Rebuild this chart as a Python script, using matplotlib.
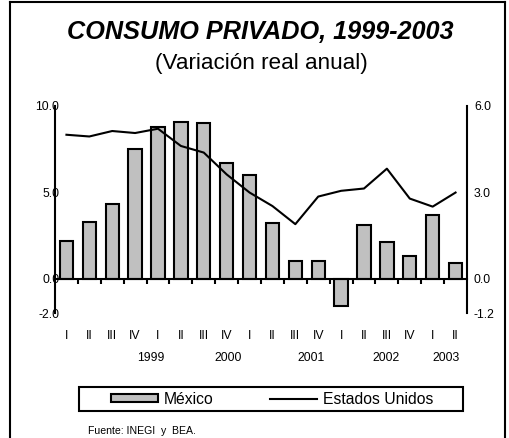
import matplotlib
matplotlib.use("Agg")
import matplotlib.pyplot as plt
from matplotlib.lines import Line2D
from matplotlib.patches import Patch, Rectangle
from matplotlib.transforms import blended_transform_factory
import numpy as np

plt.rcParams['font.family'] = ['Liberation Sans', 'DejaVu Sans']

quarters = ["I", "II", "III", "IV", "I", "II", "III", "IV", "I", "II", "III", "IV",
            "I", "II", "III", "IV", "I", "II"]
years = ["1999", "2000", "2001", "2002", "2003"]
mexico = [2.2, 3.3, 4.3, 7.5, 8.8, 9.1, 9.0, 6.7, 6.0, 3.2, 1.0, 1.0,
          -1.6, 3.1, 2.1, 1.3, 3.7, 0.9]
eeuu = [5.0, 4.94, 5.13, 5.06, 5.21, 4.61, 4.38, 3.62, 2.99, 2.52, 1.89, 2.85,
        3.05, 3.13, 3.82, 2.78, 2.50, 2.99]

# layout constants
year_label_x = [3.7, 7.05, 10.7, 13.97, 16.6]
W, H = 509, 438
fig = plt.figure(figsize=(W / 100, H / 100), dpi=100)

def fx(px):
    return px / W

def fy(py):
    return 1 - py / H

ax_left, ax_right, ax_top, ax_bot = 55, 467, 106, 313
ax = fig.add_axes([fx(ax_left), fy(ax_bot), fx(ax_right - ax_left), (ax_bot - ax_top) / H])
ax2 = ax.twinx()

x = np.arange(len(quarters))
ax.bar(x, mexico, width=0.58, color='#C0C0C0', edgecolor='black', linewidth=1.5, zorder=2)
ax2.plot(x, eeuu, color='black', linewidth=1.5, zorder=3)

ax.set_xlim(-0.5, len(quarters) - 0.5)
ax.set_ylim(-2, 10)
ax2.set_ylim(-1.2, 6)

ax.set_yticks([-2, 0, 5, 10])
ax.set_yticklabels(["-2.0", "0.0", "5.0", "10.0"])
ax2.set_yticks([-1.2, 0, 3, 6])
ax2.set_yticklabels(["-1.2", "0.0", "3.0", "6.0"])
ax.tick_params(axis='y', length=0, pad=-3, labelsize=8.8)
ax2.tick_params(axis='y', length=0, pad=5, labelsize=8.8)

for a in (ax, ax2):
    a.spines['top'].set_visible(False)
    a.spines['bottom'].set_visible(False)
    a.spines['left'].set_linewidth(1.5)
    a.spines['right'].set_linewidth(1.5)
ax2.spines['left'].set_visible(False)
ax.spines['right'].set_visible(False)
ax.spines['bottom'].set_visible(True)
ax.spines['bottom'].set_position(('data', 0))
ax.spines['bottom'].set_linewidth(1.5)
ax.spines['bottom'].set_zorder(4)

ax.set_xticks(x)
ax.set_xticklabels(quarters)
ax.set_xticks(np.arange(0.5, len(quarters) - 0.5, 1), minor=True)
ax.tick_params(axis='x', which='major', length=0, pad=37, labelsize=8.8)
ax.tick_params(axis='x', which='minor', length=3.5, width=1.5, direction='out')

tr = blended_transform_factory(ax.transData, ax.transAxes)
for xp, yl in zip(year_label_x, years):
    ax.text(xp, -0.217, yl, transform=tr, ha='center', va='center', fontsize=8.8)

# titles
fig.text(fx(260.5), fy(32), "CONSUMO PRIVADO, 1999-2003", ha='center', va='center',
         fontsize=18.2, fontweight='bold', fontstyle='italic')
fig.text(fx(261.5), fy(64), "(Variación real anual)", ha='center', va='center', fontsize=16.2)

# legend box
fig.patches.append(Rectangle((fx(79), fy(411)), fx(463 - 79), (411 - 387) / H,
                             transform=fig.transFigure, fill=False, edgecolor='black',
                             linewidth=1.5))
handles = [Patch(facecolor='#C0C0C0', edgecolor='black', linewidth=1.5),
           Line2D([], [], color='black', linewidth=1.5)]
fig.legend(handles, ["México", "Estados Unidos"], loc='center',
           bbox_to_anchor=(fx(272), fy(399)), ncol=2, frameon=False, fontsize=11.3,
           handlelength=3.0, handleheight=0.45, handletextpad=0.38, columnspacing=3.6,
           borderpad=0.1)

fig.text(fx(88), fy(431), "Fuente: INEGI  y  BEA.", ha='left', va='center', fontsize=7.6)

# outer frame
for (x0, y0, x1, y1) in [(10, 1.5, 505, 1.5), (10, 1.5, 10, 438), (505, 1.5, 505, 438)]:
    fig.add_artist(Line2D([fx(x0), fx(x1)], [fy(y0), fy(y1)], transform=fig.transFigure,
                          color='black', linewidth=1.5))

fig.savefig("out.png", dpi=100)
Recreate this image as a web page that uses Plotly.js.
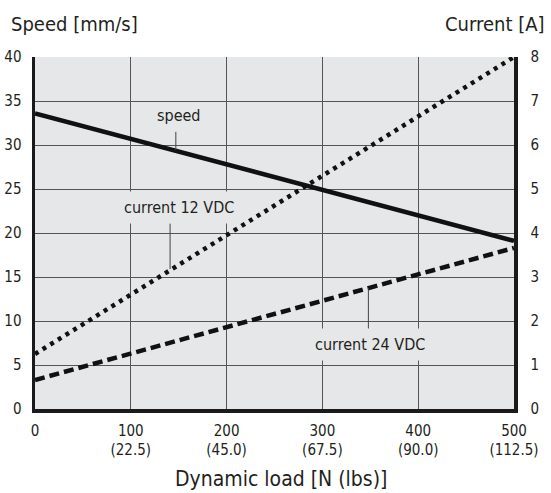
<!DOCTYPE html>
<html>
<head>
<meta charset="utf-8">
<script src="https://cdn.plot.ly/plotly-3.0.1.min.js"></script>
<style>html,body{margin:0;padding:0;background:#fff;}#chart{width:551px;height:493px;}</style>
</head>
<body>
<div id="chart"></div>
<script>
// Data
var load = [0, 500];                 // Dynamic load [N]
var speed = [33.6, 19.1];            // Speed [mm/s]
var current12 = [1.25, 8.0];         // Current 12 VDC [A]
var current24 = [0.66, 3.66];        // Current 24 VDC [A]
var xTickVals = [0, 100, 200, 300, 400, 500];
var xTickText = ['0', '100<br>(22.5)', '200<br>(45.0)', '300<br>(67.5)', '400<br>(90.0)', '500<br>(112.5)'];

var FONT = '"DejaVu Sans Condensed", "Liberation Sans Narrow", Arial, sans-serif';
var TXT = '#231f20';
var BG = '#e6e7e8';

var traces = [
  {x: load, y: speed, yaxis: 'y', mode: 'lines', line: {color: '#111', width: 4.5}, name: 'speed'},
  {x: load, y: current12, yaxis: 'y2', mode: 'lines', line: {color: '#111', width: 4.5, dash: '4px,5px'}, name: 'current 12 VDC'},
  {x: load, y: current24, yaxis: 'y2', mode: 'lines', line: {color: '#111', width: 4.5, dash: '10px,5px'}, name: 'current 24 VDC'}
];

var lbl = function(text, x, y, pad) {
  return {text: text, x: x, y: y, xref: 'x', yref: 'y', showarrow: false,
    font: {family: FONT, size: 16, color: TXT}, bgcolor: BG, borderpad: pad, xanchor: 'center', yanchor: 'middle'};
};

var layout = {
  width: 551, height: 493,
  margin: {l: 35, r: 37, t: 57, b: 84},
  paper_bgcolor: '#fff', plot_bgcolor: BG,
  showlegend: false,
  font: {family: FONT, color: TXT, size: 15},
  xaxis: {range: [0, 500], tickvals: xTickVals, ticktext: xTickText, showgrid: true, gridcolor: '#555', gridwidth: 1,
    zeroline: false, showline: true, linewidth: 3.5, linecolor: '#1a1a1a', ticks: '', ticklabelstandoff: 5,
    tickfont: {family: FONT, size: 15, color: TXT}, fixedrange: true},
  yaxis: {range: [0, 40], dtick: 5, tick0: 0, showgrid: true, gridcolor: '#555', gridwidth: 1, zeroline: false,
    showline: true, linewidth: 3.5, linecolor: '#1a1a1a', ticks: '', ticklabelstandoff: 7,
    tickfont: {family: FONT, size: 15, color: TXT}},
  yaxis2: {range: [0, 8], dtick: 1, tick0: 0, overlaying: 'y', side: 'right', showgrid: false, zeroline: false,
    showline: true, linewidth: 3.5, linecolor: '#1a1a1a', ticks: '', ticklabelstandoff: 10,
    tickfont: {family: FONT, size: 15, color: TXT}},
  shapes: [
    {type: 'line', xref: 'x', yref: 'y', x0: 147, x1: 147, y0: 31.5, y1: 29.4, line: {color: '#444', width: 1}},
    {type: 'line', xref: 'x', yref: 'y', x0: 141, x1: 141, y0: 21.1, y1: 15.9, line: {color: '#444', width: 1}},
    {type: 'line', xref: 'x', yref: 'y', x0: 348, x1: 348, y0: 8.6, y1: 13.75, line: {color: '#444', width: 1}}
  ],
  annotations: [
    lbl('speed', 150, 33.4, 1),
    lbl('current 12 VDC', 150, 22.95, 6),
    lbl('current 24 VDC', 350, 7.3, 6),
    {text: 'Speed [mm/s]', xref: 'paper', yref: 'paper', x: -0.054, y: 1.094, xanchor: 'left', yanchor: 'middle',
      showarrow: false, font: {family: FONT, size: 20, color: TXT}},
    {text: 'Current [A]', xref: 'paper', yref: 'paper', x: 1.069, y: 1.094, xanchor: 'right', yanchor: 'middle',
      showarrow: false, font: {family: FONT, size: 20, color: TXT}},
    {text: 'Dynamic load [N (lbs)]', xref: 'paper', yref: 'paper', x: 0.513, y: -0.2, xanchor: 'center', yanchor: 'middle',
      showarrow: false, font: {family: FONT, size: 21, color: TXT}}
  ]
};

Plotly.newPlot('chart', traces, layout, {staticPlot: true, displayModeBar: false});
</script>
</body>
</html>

Task statement
Leave the pictures out and please restate exactly the lines running from the start of the material through the one with "ax2.set_ylim(-1.2, 6)".

Written reply
Rebuild this chart as a Python script, using matplotlib.
import matplotlib
matplotlib.use("Agg")
import matplotlib.pyplot as plt
from matplotlib.lines import Line2D
from matplotlib.patches import Patch, Rectangle
from matplotlib.transforms import blended_transform_factory
import numpy as np

plt.rcParams['font.family'] = ['Liberation Sans', 'DejaVu Sans']

quarters = ["I", "II", "III", "IV", "I", "II", "III", "IV", "I", "II", "III", "IV",
            "I", "II", "III", "IV", "I", "II"]
years = ["1999", "2000", "2001", "2002", "2003"]
mexico = [2.2, 3.3, 4.3, 7.5, 8.8, 9.1, 9.0, 6.7, 6.0, 3.2, 1.0, 1.0,
          -1.6, 3.1, 2.1, 1.3, 3.7, 0.9]
eeuu = [5.0, 4.94, 5.13, 5.06, 5.21, 4.61, 4.38, 3.62, 2.99, 2.52, 1.89, 2.85,
        3.05, 3.13, 3.82, 2.78, 2.50, 2.99]

# layout constants
year_label_x = [3.7, 7.05, 10.7, 13.97, 16.6]
W, H = 509, 438
fig = plt.figure(figsize=(W / 100, H / 100), dpi=100)

def fx(px):
    return px / W

def fy(py):
    return 1 - py / H

ax_left, ax_right, ax_top, ax_bot = 55, 467, 106, 313
ax = fig.add_axes([fx(ax_left), fy(ax_bot), fx(ax_right - ax_left), (ax_bot - ax_top) / H])
ax2 = ax.twinx()

x = np.arange(len(quarters))
ax.bar(x, mexico, width=0.58, color='#C0C0C0', edgecolor='black', linewidth=1.5, zorder=2)
ax2.plot(x, eeuu, color='black', linewidth=1.5, zorder=3)

ax.set_xlim(-0.5, len(quarters) - 0.5)
ax.set_ylim(-2, 10)
ax2.set_ylim(-1.2, 6)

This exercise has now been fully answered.